Up to now, the administration’s main arguments for the deferred action policies (known as DACA and DAPA) have been twofold. First, law enforcement agencies always exercise prosecutorial discretion, and do not take action against every person who technically violates the law. Second, many previous presidents have used deferred action to soften the rough edges of our immigration laws. That’s all true, so far as it goes.
But those arguments are not enough, because they do not address the legal critique that DACA/DAPA now face. Judge Hanen did not dispute that immigration enforcement involves discretion. The question is who should exercise that discretion.
Deep in Judge Hanen’s 123-page opinion, he argues that President Obama’s policy “severely restricts agency discretion.” On the surface, that seems like an odd thing to say, given that the administration’s main argument is that DACA/DAPA are based on the executive branch’s general power of prosecutorial discretion. But the Obama administration moved the power to exercise discretion away from front-line immigration officers. Instead, the president is telling them what to do.
From his first announcement of DACA in 2012, President Obama has broken new ground by promoting immigration deferred action in the highest profile possible manner. His administration has posted detailed criteria on the Internet, and established an application procedure by which individuals can ask to benefit.
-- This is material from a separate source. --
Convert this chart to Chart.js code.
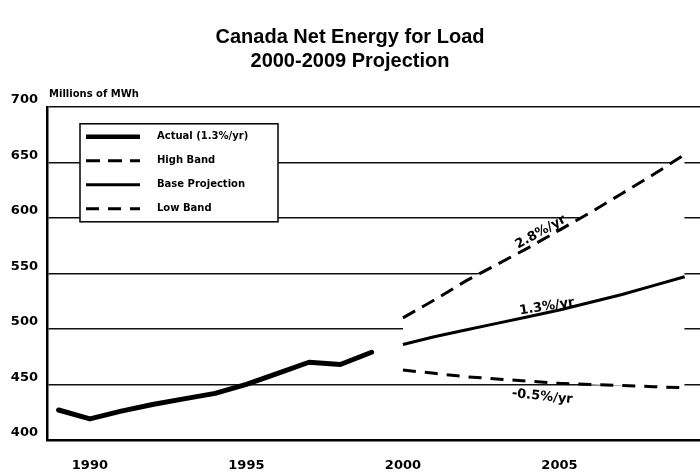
<!DOCTYPE html>
<html>
<head>
<meta charset="utf-8">
<script src="https://cdn.jsdelivr.net/npm/chart.js@4/dist/chart.umd.min.js"></script>
<style>
  html, body { margin: 0; padding: 0; background: #fff; }
  #wrap { width: 700px; height: 474px; position: relative; overflow: hidden; }
</style>
</head>
<body>
<div id="wrap"><canvas id="energyChart"></canvas></div>
<script>
// Chart data (millions of MWh)
const actualYears = [1989, 1990, 1991, 1992, 1993, 1994, 1995, 1996, 1997, 1998, 1999];
const actualValues = [427, 419, 426, 432, 437, 442, 450, 460, 470, 468, 479];

const projYears = [2000, 2001, 2002, 2003, 2004, 2005, 2006, 2007, 2008, 2009];
const highValues = [510, 526, 543, 558, 573, 589, 605, 622, 639, 657];
const baseValues = [486, 493, 499, 505, 511, 517, 524, 531, 539, 547];
const lowValues = [463, 460, 457, 455, 453, 451, 450, 449, 448, 447];

const xTicks = [1990, 1995, 2000, 2005];
const yTicks = [400, 450, 500, 550, 600, 650, 700];

const seriesLabels = ['Actual (1.3%/yr)', 'High Band', 'Base Projection', 'Low Band'];
const rateLabels = ['2.8%/yr', '1.3%/yr', '-0.5%/yr'];
const titleLines = ['Canada Net Energy for Load', '2000-2009 Projection'];
const yAxisTitle = 'Millions of MWh';

// Turn year/value arrays into points for a linear x axis
function toPoints(years, values) {
    return years.map((yr, i) => ({ x: yr, y: values[i] }));
}

// Legend box drawn inside the plot, covering the grid lines
const boxLegend = {
    id: 'boxLegend',
    afterDatasetsDraw(chart) {
        const ctx = chart.ctx;
        const area = chart.chartArea;
        const x0 = area.left + 33, y0 = area.top + 17, w = 198, h = 98;
        ctx.save();
        ctx.fillStyle = '#fff';
        ctx.fillRect(x0, y0, w, h);
        ctx.strokeStyle = '#000';
        ctx.lineWidth = 1.5;
        ctx.strokeRect(x0, y0, w, h);
        ctx.font = 'bold 10px "DejaVu Sans"';
        ctx.textBaseline = 'middle';
        chart.data.datasets.forEach((ds, i) => {
            const y = y0 + 13 + i * 24;
            ctx.beginPath();
            ctx.lineWidth = i === 0 ? 4.5 : 3;
            ctx.setLineDash(ds.borderDash || []);
            ctx.moveTo(x0 + 6, y);
            ctx.lineTo(x0 + 60, y);
            ctx.stroke();
            ctx.setLineDash([]);
            ctx.fillStyle = '#000';
            ctx.fillText(ds.label, x0 + 77, y);
        });
        ctx.restore();
    }
};

// Axis title and growth-rate notes placed through the chart scales
const notes = {
    id: 'notes',
    afterDatasetsDraw(chart) {
        const ctx = chart.ctx;
        const xs = chart.scales.x, ys = chart.scales.y;
        const area = chart.chartArea;
        ctx.save();
        ctx.fillStyle = '#000';
        ctx.font = 'bold 10px "DejaVu Sans"';
        ctx.textBaseline = 'middle';
        ctx.fillText(yAxisTitle, area.left + 2, area.top - 12);

        const spots = [
            { yr: 2004.4, v: 587, rot: -29 },
            { yr: 2004.6, v: 520, rot: -9 },
            { yr: 2004.45, v: 439, rot: 6 }
        ];
        ctx.font = 'bold 13px "DejaVu Sans"';
        ctx.textAlign = 'center';
        spots.forEach((s, i) => {
            ctx.save();
            ctx.translate(xs.getPixelForValue(s.yr), ys.getPixelForValue(s.v));
            ctx.rotate(s.rot * Math.PI / 180);
            ctx.fillText(rateLabels[i], 0, 0);
            ctx.restore();
        });
        ctx.restore();
    }
};

function renderChart() {
    const ctx = document.getElementById('energyChart').getContext('2d');

    new Chart(ctx, {
        type: 'line',
        data: {
            datasets: [
                {
                    label: seriesLabels[0],
                    data: toPoints(actualYears, actualValues),
                    borderColor: '#000',
                    borderWidth: 5,
                    borderCapStyle: 'round',
                    borderJoinStyle: 'round',
                    pointRadius: 0,
                    fill: false
                },
                {
                    label: seriesLabels[1],
                    data: toPoints(projYears, highValues),
                    borderColor: '#000',
                    borderWidth: 3,
                    borderDash: [14, 8],
                    pointRadius: 0,
                    fill: 3,
                    backgroundColor: '#fff'
                },
                {
                    label: seriesLabels[2],
                    data: toPoints(projYears, baseValues),
                    borderColor: '#000',
                    borderWidth: 3,
                    pointRadius: 0,
                    fill: false
                },
                {
                    label: seriesLabels[3],
                    data: toPoints(projYears, lowValues),
                    borderColor: '#000',
                    borderWidth: 3,
                    borderDash: [13, 9],
                    pointRadius: 0,
                    fill: false
                }
            ]
        },
        options: {
            responsive: true,
            maintainAspectRatio: false,
            animation: false,
            devicePixelRatio: 1,
            layout: { padding: { left: 0, right: 0, top: 0, bottom: 3 } },
            plugins: {
                legend: { display: false },
                tooltip: { enabled: false },
                filler: { drawTime: 'beforeDatasetsDraw' },
                title: {
                    display: true,
                    text: titleLines,
                    color: '#000',
                    font: { family: '"Liberation Sans", Arial, sans-serif', size: 20, weight: 'bold', lineHeight: 1.22 },
                    padding: { top: 25, bottom: 33 }
                }
            },
            scales: {
                x: {
                    type: 'linear',
                    min: 1988.63,
                    max: 2009.49,
                    afterBuildTicks: (scale) => {
                        scale.ticks = xTicks.map(v => ({ value: v }));
                    },
                    afterFit: (scale) => { scale.height = 31; },
                    grid: { display: false, drawTicks: false },
                    border: { display: true, color: '#000', width: 2.5 },
                    ticks: {
                        color: '#000',
                        padding: 18,
                        maxRotation: 0,
                        font: { family: '"DejaVu Sans"', size: 13, weight: 'bold' },
                        callback: (v) => String(v)
                    }
                },
                y: {
                    min: 400,
                    max: 700,
                    afterBuildTicks: (scale) => {
                        scale.ticks = yTicks.map(v => ({ value: v }));
                    },
                    afterFit: (scale) => { scale.width = 47; },
                    grid: { color: '#111', lineWidth: 1.5, drawTicks: false },
                    border: { display: true, color: '#000', width: 2.5 },
                    ticks: {
                        color: '#000',
                        padding: 9,
                        labelOffset: -7,
                        font: { family: '"DejaVu Sans"', size: 13, weight: 'bold' }
                    }
                }
            }
        },
        plugins: [boxLegend, notes]
    });
}

renderChart();
</script>
</body>
</html>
A new, expanded application process for DACA was set to launch this week, before Judge Hanen’s injunction.
No other president has made discretion such a central part of his immigration policy, in such a transparent manner. As a result, it is time to acknowledge that Obama has taken executive action on immigration into uncharted territory. That does not mean his actions are illegal. But it does mean they require new justifications.
The best response to Judge Hanen is to acknowledge that, yes, one of the goals of DACA/DAPA is to take power away from front-line ICE agents. In fact, this is one of the virtues of DACA/DAPA. In our system of government it is much better for discretion to be exercised by an elected president who announces his policies to the country on national television. The president is accountable to the voters. ICE agents are anonymous and very difficult to hold accountable.
President Obama announced the first version of DACA in a Rose Garden speech during his reelection campaign in 2012. His opponent criticized him for it, and the president was reelected. But even that’s not the whole story.
DACA came after an earlier Obama effort at immigration discretion, known as the Morton Memos. Issued in 2011, the Memos listed a set of positive and negative factors that ICE agents were supposed to use to decide whether to grant deferred action. But the Morton Memos just set out factors to be considered. They left the ultimate decision in the hands of front-line agents. And the results were disappointing, because ICE agents were often found pursuing deportations against very sympathetic people.
The clash between the elected administration and the agents on the ground became even more vivid after 2012. ICE agents tried to sue to stop DACA in 2013, citing civil service protections in an attempt to curtain deferred action. Their union filed affidavits supporting the lawsuit against DACA/DAPA in Judge Hanen’s court.
Herein lies an opportunity to defend DACA and DAPA by taking a page from the conservative playbook. President Obama’s immigration actions should be understood as sensible measures to move power out of the hands of unaccountable civil servants, and return it to democratically elected officials. They are justifiable efforts to prevent a public sector union from hijacking public policy.
These are not comfortable arguments for liberals. They are usually made by the likes of Wisconsin Gov. Scott Walker and other conservatives in attacks on public sector unions that are presumed to be pillars of the Democratic Party coalition.
Immigration politics often makes for strange bedfellows. Ironically or not, Wisconsin joined the lawsuit against DACA/DAPA. If immigration makes conservative governors suddenly willing to join up with public sector unionists, it should also make liberals more able to see the problems a powerful group of civil servants can create.
The point is that DACA and DAPA are being attacked because they are, supposedly, unconstitutional. This is the argument to which we need to respond. Immigration discretion has always existed, but President Obama has made it public, and publicly accountable. That is a good thing for the Constitution, and for democracy.